▶ What is being asked
For the records below, say how many lines contain the string "draw". Give the number only.

▶ Input data

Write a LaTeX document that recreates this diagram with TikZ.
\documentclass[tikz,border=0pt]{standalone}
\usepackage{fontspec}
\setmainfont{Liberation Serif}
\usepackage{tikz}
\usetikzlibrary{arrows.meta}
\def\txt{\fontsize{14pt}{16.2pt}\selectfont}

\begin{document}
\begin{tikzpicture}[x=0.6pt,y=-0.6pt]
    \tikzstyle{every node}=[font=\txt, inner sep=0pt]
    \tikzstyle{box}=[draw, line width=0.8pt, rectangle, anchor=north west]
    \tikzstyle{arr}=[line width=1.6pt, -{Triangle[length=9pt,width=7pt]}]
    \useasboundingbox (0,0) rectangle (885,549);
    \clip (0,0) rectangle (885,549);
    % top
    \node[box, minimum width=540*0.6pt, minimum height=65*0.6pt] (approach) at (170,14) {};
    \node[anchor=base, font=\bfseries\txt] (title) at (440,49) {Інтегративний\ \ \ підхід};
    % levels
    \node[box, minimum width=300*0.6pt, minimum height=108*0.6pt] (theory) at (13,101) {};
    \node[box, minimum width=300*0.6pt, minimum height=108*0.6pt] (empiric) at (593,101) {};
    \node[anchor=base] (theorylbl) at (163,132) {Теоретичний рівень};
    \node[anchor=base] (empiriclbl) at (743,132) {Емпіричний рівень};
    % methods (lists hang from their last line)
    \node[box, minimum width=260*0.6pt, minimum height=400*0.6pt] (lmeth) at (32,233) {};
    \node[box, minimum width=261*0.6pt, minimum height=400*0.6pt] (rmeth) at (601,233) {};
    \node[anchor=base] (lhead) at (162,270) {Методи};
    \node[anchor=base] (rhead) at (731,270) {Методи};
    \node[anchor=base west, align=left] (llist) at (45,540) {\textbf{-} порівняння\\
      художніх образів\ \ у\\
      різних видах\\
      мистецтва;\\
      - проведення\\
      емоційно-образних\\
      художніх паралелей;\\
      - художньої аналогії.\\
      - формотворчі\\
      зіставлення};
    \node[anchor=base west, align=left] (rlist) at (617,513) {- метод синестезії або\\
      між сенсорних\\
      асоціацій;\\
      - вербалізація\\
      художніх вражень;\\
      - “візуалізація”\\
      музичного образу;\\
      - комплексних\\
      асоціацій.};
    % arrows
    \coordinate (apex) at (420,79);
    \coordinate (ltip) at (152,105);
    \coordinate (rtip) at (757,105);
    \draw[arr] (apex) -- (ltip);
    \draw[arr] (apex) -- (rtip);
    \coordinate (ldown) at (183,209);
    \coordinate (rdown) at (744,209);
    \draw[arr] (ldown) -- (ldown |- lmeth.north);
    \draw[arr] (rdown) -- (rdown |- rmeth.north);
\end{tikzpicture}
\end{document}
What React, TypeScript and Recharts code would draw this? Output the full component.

▶ Exercise answer
6